Cependant, bien que l’affaire ait été classée sans suite, la question reste encore sujet à débats. En effet, Jean Luc Touly (fondateur du FRICC) envisage de relancer sa plainte en se constituant partie civile, et souhaite un « éclaircissement » de ces « faits obscurs ». Par ailleurs, Joseph Breham, l’avocat du FRICC, appelle à un « contrôle réel de la niche fiscale du mécénat ». De plus, d’autres entreprises sont également soupçonnées de fraudes fiscales : la firme pétrolière Perenco, Total (en France), ou BP (en Grande Bretagne).
Ainsi, pour apaiser et réduire les méfiances à l’égard des grandes entreprises mécènes, il serait opportun de limiter le risque potentiel de dérives et d’apporter plus de transparence.
Vers un meilleur encadrement des dérives
Dans cette perspective, la loi de finances pour 2020 recadre le mécénat d’entreprise. En effet, elle précise le champs d’application du mécénat d’entreprise, prévu à l’article 238 bis du CGI.
Elle instaure un plafonnement des avantages fiscaux liés au mécénat, réduit le taux de la réduction d’impôt à 40 % pour la fraction des dons excédant 2 millions d’euros. Elle modifie également le plafond alternatif de 10 000 euros à 20 000 euros. Enfin elle redéfinit les modalités du mécénat de compétences.

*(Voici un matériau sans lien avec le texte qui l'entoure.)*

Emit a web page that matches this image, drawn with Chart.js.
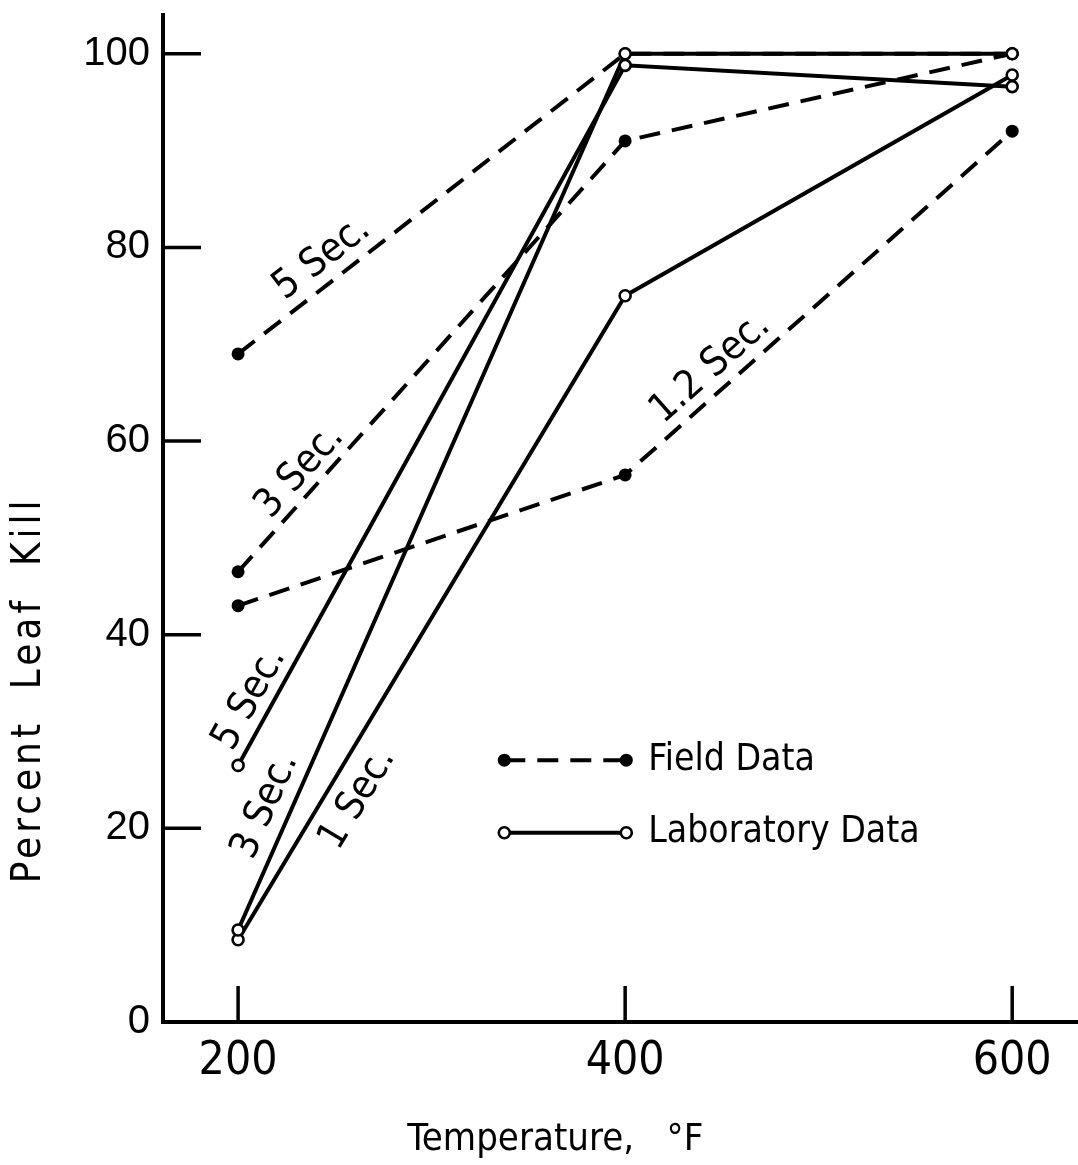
<!DOCTYPE html>
<html>
<head>
<meta charset="utf-8">
<script src="https://cdn.jsdelivr.net/npm/chart.js@4.4.1/dist/chart.umd.min.js"></script>
<style>
html,body{margin:0;padding:0;background:#fff;}
#wrap{width:1078px;height:1165px;position:relative;}
</style>
</head>
<body>
<div id="wrap"><canvas id="c" width="1078" height="1165"></canvas></div>
<script>
// ---- data ----
const temperatures = [200, 400, 600];
const field5Sec  = [69, 100, 100];
const field3Sec  = [46.5, 91, 100];
const field12Sec = [43, 56.5, 92];
const lab5Sec = [26.5, 98.8, 96.6];
const lab3Sec = [9.5, 100, 100];
const lab1Sec = [8.5, 75, 97.8];
const xTickValues = [200, 400, 600];
const yTickValues = [0, 20, 40, 60, 80, 100];
const xTitle = 'Temperature,   °F            ';
const yTitle = '         Percent  Leaf  Kill';
const legendLabels = ['Field Data', 'Laboratory Data'];
const lineLabels = ['5 Sec.', '3 Sec.', '1.2 Sec.', '5 Sec.', '3 Sec.', '1 Sec.'];

const INK = '#000';
const LETTER = '"DejaVu Sans Condensed", "Liberation Sans Narrow", "DejaVu Sans", sans-serif';
const pts = arr => temperatures.map((t, i) => ({x: t, y: arr[i]}));

function labSet(arr) {
  return {data: pts(arr), borderColor: INK, borderWidth: 4, tension: 0,
    pointRadius: 5.5, pointBorderWidth: 2.6, pointBackgroundColor: '#fff', pointBorderColor: INK, clip: false};
}
function fieldSet(arr) {
  return {data: pts(arr), borderColor: INK, borderWidth: 4, borderDash: [21, 12], tension: 0,
    pointRadius: 6.5, pointBorderWidth: 0, pointBackgroundColor: INK, pointBorderColor: INK, clip: false};
}

// datasets: lab first so their open circles sit on top
const datasets = [labSet(lab5Sec), labSet(lab3Sec), labSet(lab1Sec),
                  fieldSet(field5Sec), fieldSet(field3Sec), fieldSet(field12Sec)];

// label placement: dataset, segment, fraction along segment, perpendicular offset
const labelPlacement = [
  {ds: 3, seg: 0, t: 0.255, off: 24, text: lineLabels[0]},
  {ds: 4, seg: 0, t: 0.20, off: 21, text: lineLabels[1]},
  {ds: 5, seg: 1, t: 0.26, off: 23, text: lineLabels[2]},
  {ds: 0, seg: 0, t: 0.08, off: 22, text: lineLabels[3]},
  {ds: 1, seg: 0, t: 0.13, off: 25, text: lineLabels[4]},
  {ds: 2, seg: 0, t: 0.243, off: -30, text: lineLabels[5]}
];

const spacingPlugin = {
  id: 'titleSpacing',
  beforeDraw(chart) {
    const s = chart.scales.y;
    if (s && !s._spacedTitle) {
      const orig = s.drawTitle.bind(s);
      s.drawTitle = function () {
        const ctx = chart.ctx;
        const prev = ctx.letterSpacing;
        ctx.letterSpacing = '4px';
        orig();
        ctx.letterSpacing = prev || '0px';
      };
      s._spacedTitle = true;
    }
  }
};

const decorPlugin = {
  id: 'decor',
  afterDatasetsDraw(chart) {
    const ctx = chart.ctx, xs = chart.scales.x, ys = chart.scales.y;
    const area = chart.chartArea;
    ctx.save();
    // inward tick marks
    ctx.strokeStyle = INK; ctx.lineWidth = 3.5; ctx.setLineDash([]);
    yTickValues.forEach(v => {
      const py = ys.getPixelForValue(v);
      ctx.beginPath(); ctx.moveTo(area.left, py); ctx.lineTo(area.left + 38, py); ctx.stroke();
    });
    xTickValues.forEach(v => {
      const px = xs.getPixelForValue(v);
      ctx.beginPath(); ctx.moveTo(px, area.bottom); ctx.lineTo(px, area.bottom - 36); ctx.stroke();
    });
    // curve labels
    ctx.fillStyle = INK;
    ctx.font = '40px ' + LETTER;
    ctx.textAlign = 'center'; ctx.textBaseline = 'middle';
    labelPlacement.forEach(l => {
      const d = chart.data.datasets[l.ds].data;
      const p0 = {x: xs.getPixelForValue(d[l.seg].x), y: ys.getPixelForValue(d[l.seg].y)};
      const p1 = {x: xs.getPixelForValue(d[l.seg + 1].x), y: ys.getPixelForValue(d[l.seg + 1].y)};
      const a = Math.atan2(p1.y - p0.y, p1.x - p0.x);
      const cx = p0.x + (p1.x - p0.x) * l.t + Math.sin(a) * l.off;
      const cy = p0.y + (p1.y - p0.y) * l.t - Math.cos(a) * l.off;
      ctx.save(); ctx.translate(cx, cy); ctx.rotate(a); ctx.fillText(l.text, 0, 0); ctx.restore();
    });
    // legend
    const lx0 = area.left + 0.373 * (area.right - area.left);
    const lx1 = lx0 + 122;
    const rows = [area.top + 0.740 * (area.bottom - area.top), area.top + 0.812 * (area.bottom - area.top)];
    ctx.lineWidth = 4;
    ctx.setLineDash([21, 12]);
    ctx.beginPath(); ctx.moveTo(lx0, rows[0]); ctx.lineTo(lx1, rows[0]); ctx.stroke();
    ctx.setLineDash([]);
    [lx0, lx1].forEach(x => { ctx.beginPath(); ctx.arc(x, rows[0], 6.5, 0, 2 * Math.PI); ctx.fill(); });
    ctx.beginPath(); ctx.moveTo(lx0, rows[1]); ctx.lineTo(lx1, rows[1]); ctx.stroke();
    ctx.lineWidth = 2.6;
    [lx0, lx1].forEach(x => { ctx.beginPath(); ctx.arc(x, rows[1], 5.5, 0, 2 * Math.PI);
      ctx.fillStyle = '#fff'; ctx.fill(); ctx.strokeStyle = INK; ctx.stroke(); });
    ctx.fillStyle = INK;
    ctx.font = '37px ' + LETTER;
    ctx.textAlign = 'left'; ctx.textBaseline = 'middle';
    ctx.fillText(legendLabels[0], lx1 + 22, rows[0]);
    ctx.fillText(legendLabels[1], lx1 + 22, rows[1]);
    ctx.restore();
  }
};

new Chart(document.getElementById('c'), {
  type: 'line',
  data: {datasets},
  options: {
    responsive: false,
    animation: false,
    devicePixelRatio: 1,
    layout: {autoPadding: false, padding: {top: 15, right: 0, left: 0, bottom: 0}},
    plugins: {legend: {display: false}, tooltip: {enabled: false}},
    scales: {
      x: {
        type: 'linear', min: 161.2, max: 634,
        afterBuildTicks: s => { s.ticks = xTickValues.map(v => ({value: v})); },
        afterFit: s => { s.height = 143; s.paddingLeft = 0; s.paddingRight = 0; },
        grid: {display: false, drawTicks: false},
        border: {display: true, color: INK, width: 4},
        ticks: {color: INK, padding: 12, font: {family: '"Liberation Sans Narrow", "DejaVu Sans Condensed", sans-serif', size: 46}},
        title: {display: true, text: xTitle, color: INK, padding: {top: 0, bottom: 2},
          font: {family: LETTER, size: 38}}
      },
      y: {
        type: 'linear', min: 0, max: 104,
        afterBuildTicks: s => { s.ticks = yTickValues.map(v => ({value: v})); },
        afterFit: s => { s.width = 163; s.paddingTop = 0; s.paddingBottom = 0; },
        grid: {display: false, drawTicks: false},
        border: {display: true, color: INK, width: 4},
        ticks: {color: INK, padding: 13, font: {family: '"Liberation Sans", Arial, sans-serif', size: 40}},
        title: {display: true, text: yTitle, color: INK, align: 'start', padding: {top: 6, bottom: 0},
          font: {family: LETTER, size: 40}}
      }
    }
  },
  plugins: [spacingPlugin, decorPlugin]
});
</script>
</body>
</html>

De plus l’article 149 de la loi de finances pour 2019 a introduit une nouvelle obligation déclarative à la charge des entreprises mécènes qui figure désormais au 6 de l’article 238 bis du code général des impôts (CGI). Les entreprises doivent donc spécifier la destination de leur mécénat, le montant et les contreparties des bénéficiaires des dons. L’objectif de cette obligation déclarative est donc d’offrir plus de transparence et de clarté.